§ **DO THIS**: Return the lines where the word "chart" occurs.
** Begin **
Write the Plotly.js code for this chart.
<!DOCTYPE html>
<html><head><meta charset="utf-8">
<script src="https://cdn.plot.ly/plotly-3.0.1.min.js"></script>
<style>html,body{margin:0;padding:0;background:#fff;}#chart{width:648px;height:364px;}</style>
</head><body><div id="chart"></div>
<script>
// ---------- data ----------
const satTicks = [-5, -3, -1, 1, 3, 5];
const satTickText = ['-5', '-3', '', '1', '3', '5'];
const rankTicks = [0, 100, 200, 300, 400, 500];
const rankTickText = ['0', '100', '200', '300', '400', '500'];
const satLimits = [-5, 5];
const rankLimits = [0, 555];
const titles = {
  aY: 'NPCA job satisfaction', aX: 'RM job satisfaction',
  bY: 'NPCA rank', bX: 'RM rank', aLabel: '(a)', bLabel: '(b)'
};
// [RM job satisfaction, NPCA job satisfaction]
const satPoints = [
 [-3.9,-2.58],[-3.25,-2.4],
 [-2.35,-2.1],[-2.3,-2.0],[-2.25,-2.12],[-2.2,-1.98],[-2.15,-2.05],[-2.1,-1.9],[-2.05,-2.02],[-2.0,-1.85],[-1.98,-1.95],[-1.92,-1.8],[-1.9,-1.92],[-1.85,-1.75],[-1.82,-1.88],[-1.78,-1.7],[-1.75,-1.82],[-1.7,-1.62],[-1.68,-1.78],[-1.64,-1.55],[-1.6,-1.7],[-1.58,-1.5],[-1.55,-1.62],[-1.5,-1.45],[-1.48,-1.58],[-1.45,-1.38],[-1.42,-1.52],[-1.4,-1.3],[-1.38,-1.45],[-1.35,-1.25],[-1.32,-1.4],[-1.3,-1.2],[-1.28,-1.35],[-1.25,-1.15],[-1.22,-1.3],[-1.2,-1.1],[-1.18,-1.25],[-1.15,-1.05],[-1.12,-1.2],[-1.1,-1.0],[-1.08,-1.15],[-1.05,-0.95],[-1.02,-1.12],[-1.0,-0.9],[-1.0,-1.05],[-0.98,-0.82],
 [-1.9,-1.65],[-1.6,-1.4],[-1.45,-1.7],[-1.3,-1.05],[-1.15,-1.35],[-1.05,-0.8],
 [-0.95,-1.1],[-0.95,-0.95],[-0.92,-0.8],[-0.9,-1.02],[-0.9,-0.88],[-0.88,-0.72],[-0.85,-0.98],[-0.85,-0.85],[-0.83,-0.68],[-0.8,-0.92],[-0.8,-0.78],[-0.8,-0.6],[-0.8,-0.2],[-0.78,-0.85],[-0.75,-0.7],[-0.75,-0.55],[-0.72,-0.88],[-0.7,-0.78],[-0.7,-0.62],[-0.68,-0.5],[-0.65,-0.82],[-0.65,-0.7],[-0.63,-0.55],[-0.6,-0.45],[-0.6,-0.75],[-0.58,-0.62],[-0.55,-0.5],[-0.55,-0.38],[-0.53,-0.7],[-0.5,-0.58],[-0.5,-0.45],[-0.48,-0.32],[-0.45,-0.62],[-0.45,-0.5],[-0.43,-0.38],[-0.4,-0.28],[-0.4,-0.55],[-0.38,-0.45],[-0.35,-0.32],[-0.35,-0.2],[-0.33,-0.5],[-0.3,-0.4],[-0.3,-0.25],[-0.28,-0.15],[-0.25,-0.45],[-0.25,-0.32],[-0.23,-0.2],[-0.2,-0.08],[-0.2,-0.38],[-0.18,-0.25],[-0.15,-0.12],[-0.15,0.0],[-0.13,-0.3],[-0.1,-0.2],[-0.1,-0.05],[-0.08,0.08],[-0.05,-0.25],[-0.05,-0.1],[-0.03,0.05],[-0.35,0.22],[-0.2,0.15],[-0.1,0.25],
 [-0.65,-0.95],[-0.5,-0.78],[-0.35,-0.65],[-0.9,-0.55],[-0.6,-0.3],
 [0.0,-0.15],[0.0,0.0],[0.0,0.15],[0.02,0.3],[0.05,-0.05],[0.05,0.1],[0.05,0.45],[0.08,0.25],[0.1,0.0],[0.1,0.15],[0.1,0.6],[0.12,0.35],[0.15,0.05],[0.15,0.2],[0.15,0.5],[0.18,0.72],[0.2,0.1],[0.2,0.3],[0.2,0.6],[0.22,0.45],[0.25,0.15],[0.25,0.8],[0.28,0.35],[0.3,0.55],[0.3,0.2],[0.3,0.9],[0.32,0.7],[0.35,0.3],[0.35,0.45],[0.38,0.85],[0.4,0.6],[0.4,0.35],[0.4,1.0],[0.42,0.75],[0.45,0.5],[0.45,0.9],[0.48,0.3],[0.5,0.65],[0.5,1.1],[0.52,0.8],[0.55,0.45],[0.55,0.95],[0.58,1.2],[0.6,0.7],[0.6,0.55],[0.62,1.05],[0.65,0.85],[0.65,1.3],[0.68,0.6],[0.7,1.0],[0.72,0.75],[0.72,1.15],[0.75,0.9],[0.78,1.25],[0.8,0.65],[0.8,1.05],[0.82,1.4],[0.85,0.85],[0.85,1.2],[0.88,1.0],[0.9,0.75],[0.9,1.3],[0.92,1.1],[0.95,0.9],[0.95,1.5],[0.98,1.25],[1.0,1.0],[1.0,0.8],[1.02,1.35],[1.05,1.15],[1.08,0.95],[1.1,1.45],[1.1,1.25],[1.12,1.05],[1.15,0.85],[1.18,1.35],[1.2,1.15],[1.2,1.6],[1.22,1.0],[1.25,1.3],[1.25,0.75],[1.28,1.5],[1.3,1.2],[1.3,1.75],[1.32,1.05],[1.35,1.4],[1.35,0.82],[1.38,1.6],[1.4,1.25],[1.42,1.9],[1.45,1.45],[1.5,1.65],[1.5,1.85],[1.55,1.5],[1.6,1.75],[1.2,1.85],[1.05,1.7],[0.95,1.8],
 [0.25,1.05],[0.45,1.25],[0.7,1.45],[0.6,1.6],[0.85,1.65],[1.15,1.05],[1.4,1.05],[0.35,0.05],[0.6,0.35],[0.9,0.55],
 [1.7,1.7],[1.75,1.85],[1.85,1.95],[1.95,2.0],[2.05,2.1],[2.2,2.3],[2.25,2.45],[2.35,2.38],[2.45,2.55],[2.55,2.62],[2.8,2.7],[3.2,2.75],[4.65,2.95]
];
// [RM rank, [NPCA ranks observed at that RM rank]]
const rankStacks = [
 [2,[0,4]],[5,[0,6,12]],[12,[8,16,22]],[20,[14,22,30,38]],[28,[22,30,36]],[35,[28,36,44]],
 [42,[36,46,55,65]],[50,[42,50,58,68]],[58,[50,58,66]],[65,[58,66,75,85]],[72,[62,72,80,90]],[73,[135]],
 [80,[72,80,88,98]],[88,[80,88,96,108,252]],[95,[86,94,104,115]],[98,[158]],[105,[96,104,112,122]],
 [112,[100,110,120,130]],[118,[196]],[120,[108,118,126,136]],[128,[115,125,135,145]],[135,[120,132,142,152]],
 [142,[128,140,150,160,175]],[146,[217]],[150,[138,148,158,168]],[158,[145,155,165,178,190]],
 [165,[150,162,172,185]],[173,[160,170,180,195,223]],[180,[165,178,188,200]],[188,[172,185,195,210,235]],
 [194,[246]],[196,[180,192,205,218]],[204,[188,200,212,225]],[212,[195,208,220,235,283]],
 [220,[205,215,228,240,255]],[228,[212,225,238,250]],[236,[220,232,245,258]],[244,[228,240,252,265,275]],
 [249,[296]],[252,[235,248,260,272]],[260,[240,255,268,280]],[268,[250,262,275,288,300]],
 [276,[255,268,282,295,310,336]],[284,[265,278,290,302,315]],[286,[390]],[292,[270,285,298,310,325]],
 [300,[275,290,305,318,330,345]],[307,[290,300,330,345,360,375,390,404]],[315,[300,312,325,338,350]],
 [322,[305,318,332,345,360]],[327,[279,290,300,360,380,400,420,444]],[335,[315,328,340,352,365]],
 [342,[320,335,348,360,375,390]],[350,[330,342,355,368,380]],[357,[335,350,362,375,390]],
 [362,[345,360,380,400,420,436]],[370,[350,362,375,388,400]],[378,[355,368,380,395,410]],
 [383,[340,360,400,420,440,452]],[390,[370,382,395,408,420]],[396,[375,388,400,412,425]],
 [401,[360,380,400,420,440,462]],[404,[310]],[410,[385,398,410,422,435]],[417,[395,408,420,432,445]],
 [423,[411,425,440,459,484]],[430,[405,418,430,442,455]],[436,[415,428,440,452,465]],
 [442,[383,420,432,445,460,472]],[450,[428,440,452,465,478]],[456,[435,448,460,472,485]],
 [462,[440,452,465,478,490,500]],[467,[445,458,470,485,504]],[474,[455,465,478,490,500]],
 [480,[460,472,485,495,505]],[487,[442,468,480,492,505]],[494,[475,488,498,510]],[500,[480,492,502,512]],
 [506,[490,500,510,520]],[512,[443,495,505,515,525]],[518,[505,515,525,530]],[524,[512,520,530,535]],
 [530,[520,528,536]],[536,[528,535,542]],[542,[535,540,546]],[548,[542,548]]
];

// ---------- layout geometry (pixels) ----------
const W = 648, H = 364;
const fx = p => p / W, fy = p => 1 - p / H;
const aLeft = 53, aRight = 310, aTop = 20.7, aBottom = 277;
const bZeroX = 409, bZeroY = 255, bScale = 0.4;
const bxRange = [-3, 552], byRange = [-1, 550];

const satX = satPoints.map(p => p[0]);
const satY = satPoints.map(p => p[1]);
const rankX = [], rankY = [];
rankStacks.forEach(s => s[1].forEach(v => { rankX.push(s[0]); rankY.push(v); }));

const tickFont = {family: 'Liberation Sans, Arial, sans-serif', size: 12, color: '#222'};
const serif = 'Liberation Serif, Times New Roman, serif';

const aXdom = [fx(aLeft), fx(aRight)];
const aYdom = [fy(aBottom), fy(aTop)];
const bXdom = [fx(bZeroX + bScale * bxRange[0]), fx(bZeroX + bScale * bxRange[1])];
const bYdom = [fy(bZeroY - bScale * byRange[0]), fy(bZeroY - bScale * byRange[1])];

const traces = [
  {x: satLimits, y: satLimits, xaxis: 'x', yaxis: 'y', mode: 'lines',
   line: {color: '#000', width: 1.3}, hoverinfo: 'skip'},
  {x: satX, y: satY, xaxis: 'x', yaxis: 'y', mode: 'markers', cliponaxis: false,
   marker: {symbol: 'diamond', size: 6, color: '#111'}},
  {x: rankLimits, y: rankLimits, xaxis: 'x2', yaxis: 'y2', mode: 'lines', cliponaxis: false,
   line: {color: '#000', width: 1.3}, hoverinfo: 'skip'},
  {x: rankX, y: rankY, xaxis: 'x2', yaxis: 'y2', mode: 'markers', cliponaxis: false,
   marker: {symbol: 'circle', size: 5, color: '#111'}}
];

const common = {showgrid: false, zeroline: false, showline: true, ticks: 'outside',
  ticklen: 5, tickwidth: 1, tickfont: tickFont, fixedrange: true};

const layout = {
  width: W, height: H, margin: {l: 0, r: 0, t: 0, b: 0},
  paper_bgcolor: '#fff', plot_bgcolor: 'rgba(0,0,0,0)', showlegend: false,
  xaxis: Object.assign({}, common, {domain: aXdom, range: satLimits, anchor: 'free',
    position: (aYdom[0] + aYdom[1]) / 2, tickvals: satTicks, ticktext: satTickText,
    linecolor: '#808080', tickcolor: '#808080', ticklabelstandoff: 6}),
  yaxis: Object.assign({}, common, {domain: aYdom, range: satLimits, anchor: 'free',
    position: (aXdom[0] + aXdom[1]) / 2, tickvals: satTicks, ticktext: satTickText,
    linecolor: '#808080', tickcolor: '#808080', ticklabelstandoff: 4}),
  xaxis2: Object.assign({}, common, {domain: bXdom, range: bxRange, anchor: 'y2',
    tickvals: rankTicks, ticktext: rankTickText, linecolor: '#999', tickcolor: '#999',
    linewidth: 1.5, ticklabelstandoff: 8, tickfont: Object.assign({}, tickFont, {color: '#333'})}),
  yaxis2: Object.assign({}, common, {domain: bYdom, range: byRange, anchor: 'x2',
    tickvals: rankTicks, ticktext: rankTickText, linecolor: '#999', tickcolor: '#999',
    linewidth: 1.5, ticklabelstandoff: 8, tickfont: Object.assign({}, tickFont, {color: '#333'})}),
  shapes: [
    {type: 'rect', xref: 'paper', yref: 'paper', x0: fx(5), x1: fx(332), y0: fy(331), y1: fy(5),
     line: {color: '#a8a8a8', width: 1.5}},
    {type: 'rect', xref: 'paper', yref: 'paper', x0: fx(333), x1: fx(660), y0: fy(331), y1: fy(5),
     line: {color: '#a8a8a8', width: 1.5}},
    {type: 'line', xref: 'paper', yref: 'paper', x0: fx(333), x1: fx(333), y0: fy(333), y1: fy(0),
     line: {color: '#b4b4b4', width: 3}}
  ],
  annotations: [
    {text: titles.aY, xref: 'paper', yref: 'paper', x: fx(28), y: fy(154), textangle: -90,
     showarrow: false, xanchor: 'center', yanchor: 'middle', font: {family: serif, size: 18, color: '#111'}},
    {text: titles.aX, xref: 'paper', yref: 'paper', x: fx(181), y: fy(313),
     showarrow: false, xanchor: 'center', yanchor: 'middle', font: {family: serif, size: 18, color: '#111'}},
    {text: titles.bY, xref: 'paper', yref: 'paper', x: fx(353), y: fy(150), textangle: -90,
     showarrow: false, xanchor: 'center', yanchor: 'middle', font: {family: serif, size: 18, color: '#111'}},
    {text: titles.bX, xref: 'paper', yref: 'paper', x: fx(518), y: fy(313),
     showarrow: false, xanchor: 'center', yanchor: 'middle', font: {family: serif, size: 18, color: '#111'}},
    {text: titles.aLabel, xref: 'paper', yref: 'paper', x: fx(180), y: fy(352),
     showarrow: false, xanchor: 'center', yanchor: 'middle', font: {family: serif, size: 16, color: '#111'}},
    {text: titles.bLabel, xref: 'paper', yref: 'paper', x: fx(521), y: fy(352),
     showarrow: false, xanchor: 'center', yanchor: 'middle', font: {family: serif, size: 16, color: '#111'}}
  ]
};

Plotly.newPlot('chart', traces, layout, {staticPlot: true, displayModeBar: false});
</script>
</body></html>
** End **
** Begin **
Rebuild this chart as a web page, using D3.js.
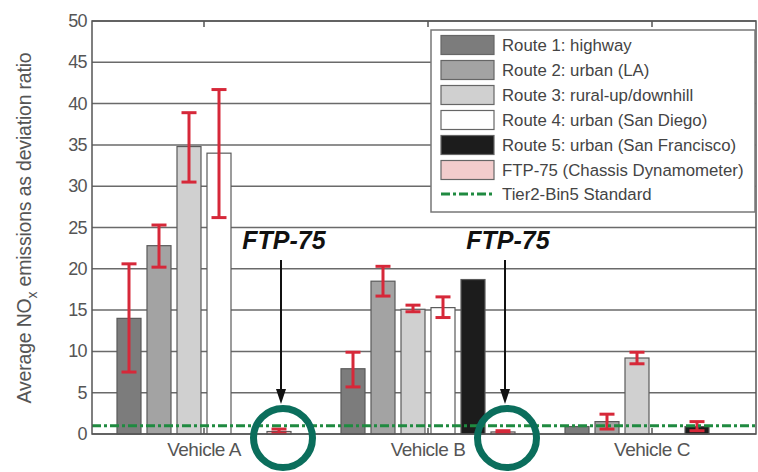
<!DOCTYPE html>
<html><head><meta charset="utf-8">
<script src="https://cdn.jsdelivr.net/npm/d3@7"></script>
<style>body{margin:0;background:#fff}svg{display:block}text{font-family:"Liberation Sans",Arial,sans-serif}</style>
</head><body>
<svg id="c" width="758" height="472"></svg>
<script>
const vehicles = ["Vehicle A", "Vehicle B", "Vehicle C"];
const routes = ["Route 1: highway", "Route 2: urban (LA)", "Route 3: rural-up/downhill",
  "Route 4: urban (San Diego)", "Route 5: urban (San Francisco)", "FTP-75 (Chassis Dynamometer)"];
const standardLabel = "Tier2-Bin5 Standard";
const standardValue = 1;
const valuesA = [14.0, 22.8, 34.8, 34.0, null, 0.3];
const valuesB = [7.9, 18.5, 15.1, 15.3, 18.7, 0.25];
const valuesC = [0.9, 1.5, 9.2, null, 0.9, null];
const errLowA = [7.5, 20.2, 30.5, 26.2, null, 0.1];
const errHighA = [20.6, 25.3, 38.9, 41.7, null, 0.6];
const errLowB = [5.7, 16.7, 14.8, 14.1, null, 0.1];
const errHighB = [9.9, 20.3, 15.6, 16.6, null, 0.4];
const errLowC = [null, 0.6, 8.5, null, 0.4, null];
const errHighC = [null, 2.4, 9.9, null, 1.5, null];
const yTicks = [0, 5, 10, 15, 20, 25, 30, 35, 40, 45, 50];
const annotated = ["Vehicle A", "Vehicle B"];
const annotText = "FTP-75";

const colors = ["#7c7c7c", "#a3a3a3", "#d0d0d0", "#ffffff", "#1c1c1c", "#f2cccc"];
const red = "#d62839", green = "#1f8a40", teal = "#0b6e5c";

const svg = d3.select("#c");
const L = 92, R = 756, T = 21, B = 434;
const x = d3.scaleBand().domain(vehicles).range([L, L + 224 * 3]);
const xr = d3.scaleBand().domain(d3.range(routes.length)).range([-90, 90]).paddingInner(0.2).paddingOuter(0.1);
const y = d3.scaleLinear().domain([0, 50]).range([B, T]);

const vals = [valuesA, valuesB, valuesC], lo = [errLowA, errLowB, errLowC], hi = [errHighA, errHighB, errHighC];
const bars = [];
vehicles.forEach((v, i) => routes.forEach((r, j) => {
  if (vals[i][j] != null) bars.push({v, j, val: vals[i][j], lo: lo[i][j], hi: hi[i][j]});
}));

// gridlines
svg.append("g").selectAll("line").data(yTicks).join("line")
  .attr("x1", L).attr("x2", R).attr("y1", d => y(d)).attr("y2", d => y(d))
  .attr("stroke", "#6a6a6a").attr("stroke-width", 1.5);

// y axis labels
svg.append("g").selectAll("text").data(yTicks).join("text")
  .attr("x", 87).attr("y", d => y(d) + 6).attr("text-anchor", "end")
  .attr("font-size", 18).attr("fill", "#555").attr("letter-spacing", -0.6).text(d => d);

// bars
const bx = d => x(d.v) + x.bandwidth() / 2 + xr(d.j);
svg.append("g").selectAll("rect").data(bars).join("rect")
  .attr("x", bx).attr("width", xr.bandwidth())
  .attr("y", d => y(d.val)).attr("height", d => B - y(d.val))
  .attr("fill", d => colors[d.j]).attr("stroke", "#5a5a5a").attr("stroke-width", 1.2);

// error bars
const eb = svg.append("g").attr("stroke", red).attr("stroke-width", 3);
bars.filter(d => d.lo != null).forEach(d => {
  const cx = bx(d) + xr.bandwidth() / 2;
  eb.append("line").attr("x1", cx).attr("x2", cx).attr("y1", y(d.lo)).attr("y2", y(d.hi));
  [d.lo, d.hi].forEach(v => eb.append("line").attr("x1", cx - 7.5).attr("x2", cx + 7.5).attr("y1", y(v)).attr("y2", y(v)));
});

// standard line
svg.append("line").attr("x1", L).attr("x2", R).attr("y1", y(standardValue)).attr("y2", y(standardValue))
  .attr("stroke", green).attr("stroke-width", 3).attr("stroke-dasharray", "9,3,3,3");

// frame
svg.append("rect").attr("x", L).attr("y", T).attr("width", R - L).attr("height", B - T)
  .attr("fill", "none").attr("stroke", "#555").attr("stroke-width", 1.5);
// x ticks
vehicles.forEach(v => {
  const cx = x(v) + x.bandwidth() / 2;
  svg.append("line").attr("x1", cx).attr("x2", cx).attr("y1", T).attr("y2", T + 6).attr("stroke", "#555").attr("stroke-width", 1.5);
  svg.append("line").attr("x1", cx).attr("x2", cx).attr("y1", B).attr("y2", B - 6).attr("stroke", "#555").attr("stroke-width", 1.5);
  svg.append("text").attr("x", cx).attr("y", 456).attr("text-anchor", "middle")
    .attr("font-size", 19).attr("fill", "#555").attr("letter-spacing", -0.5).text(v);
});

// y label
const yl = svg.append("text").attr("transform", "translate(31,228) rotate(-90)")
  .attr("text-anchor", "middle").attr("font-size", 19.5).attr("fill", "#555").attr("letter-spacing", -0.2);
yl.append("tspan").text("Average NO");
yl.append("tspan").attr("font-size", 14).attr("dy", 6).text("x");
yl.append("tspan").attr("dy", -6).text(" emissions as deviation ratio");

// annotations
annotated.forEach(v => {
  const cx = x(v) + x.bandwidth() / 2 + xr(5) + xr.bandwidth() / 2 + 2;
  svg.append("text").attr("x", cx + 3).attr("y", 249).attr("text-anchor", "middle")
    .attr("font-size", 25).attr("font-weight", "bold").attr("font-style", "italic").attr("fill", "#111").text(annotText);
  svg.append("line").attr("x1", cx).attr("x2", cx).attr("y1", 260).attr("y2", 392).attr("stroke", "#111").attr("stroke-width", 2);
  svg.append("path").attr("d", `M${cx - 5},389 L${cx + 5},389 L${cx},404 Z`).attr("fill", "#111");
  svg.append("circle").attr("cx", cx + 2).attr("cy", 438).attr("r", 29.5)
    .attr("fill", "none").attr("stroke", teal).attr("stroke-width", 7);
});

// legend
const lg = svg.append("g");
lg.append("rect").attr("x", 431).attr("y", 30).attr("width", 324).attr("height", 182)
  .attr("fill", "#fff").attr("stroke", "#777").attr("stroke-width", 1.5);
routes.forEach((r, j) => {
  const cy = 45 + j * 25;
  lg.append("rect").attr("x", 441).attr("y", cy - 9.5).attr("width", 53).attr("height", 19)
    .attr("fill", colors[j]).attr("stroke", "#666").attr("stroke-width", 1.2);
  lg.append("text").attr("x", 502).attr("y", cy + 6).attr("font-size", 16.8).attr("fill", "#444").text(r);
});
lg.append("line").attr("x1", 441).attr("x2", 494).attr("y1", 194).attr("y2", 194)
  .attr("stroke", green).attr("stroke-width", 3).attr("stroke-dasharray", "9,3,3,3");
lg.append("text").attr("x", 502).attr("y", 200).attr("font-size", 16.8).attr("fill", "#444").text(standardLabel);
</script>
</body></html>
** End **
** Begin **
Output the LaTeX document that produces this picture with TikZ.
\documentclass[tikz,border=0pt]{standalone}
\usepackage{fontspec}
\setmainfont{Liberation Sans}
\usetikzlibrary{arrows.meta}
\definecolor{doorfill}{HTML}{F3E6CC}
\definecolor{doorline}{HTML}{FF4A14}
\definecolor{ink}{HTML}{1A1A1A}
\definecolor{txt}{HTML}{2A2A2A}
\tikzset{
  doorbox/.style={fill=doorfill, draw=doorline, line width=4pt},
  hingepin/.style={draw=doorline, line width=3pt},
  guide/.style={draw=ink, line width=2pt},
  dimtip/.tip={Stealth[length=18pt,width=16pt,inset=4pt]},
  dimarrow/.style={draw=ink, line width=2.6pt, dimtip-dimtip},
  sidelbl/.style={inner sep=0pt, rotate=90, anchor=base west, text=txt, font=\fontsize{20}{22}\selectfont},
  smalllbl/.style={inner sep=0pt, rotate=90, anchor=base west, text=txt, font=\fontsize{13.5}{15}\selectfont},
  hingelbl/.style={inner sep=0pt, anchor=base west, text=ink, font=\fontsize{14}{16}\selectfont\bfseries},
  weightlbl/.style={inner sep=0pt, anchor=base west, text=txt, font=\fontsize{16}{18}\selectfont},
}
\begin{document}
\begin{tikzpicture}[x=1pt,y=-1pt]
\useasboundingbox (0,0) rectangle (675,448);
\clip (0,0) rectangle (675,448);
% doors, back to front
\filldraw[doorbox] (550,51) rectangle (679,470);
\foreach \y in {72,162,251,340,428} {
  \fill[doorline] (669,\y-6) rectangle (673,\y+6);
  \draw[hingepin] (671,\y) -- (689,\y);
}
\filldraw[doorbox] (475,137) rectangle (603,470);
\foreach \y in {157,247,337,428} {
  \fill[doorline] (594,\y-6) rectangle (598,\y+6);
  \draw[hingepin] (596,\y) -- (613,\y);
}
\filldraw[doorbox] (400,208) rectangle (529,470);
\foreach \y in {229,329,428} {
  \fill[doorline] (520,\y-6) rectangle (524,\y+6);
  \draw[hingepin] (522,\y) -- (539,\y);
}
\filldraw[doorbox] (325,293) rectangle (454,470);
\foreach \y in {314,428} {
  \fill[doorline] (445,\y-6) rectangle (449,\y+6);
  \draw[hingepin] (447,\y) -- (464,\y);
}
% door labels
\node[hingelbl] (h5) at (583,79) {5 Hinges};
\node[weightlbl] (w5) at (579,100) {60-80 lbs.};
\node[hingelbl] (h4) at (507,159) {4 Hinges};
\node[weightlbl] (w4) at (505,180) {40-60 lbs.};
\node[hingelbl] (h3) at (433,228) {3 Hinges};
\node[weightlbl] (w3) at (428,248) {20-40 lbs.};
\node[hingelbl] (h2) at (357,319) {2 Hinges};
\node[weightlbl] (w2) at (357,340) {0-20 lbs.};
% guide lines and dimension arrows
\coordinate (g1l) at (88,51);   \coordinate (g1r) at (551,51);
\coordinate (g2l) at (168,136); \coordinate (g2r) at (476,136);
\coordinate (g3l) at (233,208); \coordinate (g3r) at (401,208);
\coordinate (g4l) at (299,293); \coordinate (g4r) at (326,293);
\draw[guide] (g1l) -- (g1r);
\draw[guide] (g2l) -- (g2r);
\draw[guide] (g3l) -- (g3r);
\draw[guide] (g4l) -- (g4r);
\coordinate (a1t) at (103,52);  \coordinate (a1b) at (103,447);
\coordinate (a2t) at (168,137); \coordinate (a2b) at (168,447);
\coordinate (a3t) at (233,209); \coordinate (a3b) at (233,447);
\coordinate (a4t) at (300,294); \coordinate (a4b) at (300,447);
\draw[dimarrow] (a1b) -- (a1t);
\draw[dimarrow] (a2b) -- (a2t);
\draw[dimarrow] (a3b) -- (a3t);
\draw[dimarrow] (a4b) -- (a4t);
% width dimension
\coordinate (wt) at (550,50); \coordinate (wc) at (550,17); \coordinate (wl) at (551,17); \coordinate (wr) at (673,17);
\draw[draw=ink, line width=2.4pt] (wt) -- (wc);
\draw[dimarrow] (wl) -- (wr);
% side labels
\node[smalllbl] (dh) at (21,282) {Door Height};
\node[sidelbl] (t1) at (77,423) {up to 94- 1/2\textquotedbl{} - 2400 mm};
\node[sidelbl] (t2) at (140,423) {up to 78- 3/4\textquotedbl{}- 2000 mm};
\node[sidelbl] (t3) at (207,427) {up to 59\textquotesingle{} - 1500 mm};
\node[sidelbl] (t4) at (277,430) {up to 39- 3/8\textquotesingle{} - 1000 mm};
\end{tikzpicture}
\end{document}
** End **
§ **RESULT OF THE TASK**:
Write the Plotly.js code for this chart.
<style>html,body{margin:0;padding:0;background:#fff;}#chart{width:648px;height:364px;}</style>
</head><body><div id="chart"></div>
Plotly.newPlot('chart', traces, layout, {staticPlot: true, displayModeBar: false});
Rebuild this chart as a web page, using D3.js.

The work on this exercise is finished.